WZZY
- Winchester, Indiana; United States;
- Broadcast area: Richmond, Indiana
- Frequency: 98.3 MHz
- Branding: Star 98.3

Programming
- Format: Adult contemporary

Ownership
- Owner: Rodgers Broadcasting (Whitewater Broadcasting)

History
- First air date: 1967; 59 years ago (as WIUC)
- Former call signs: WIUC (1967–1980)

Technical information
- Licensing authority: FCC
- Facility ID: 71415
- Class: A
- ERP: 3,000 watts
- HAAT: 91 meters

Links
- Public license information: Public file; LMS;
- Webcast: Listen Live
- Website: todaysmusicmix.com

= WZZY =

WZZY is a local radio station in Winchester, Indiana. The station is located on 98.3 on the FM dial and broadcasts at an effective radiated power of 3,000 watts. Studios and offices are located at the Whitewater Broadcasting complex on West Main Street in Richmond, Indiana. The tower is located in rural Randolph County off US 27, north of Lynn, Indiana, and WZZY still conducts a lot of business out of an office in downtown Winchester.

==History==
WZZY was founded in 1967 as WIUC (for "Winchester Indiana and Union City") switching to the WZZY calls in 1980. Its original studios, office and transmitting tower were located at the intersection of U.S. Route 27 and East Greenville Pike. middle of the road programming was aired until 1979 when it switched to adult contemporary before the call letter and format switch in 1980. Joe Hill, now of Tucson AZ was Operations/Sales Manager and did the morning drive show from 1983 to 1985. Throughout the 1980s and early 1990s, WZZY broadcast mainly a Contemporary hit radio format from 5am to midnight daily. In the mid-1990s, the station changed its format to a very broad mix of country, pop, adult contemporary, and classic rock as well as programming blocks similar to those that could be found on a public radio station. WZZY began using the on-air handle as "Wizzy 98.3". The eclectic format continued until the station was sold to Richmond's Whitewater Broadcasting in 1999. While the main headquarters are in Richmond, WZZY still has an office in downtown Winchester. Re-imaged as "Star 98-point-3," the station officially switched to an Adult contemporary format broadcasting 24 hours a day. During the Christmas season, WZZY broadcasts an all-Christmas music format. WZZY carries Randolph County high school sports, news, and weather.

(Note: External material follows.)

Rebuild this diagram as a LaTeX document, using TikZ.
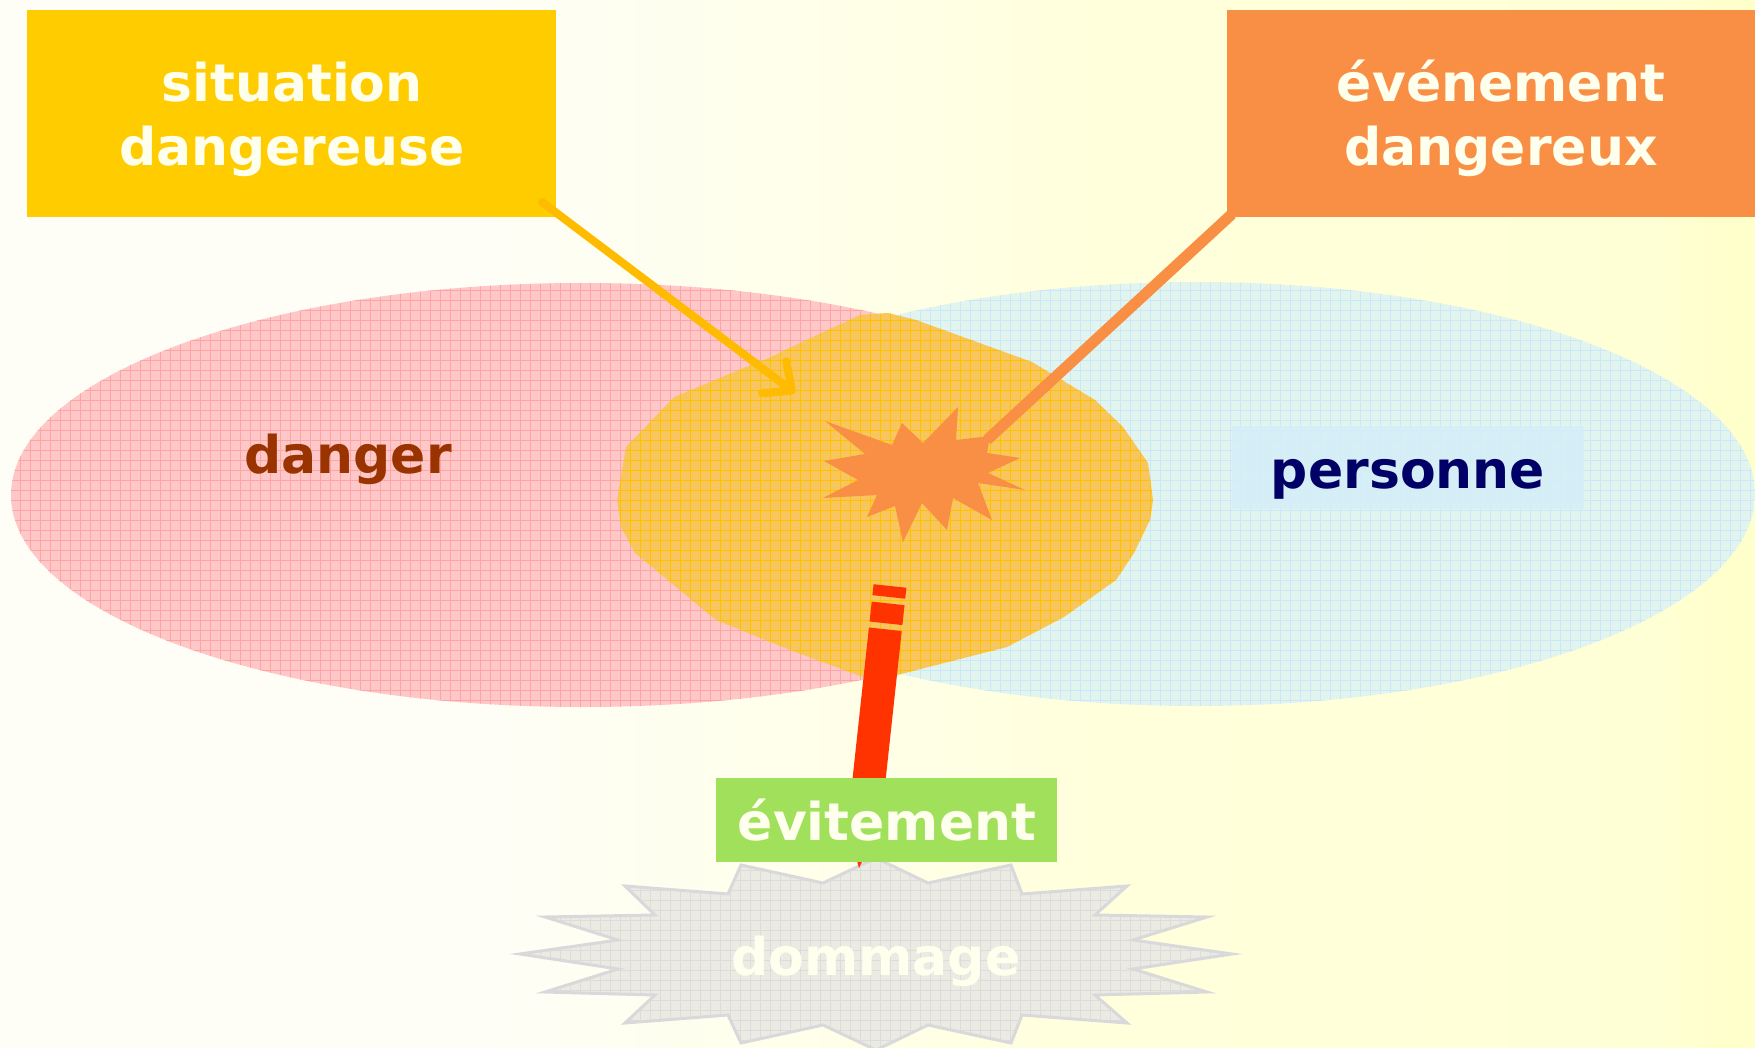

WZZY also features Brownfield Ag News and Purdue Sports.

==Hacking Incident==
On February 28, 2017, WZZY was hacked in a nearly-identical manner, playing the same "dead bodies" audio from a February 2013 hijacking of the Emergency Alert Systems. The incident prompted a public response from the Randolph County Sheriff's Department clarifying that there was no actual emergency, and remained as a false alarm.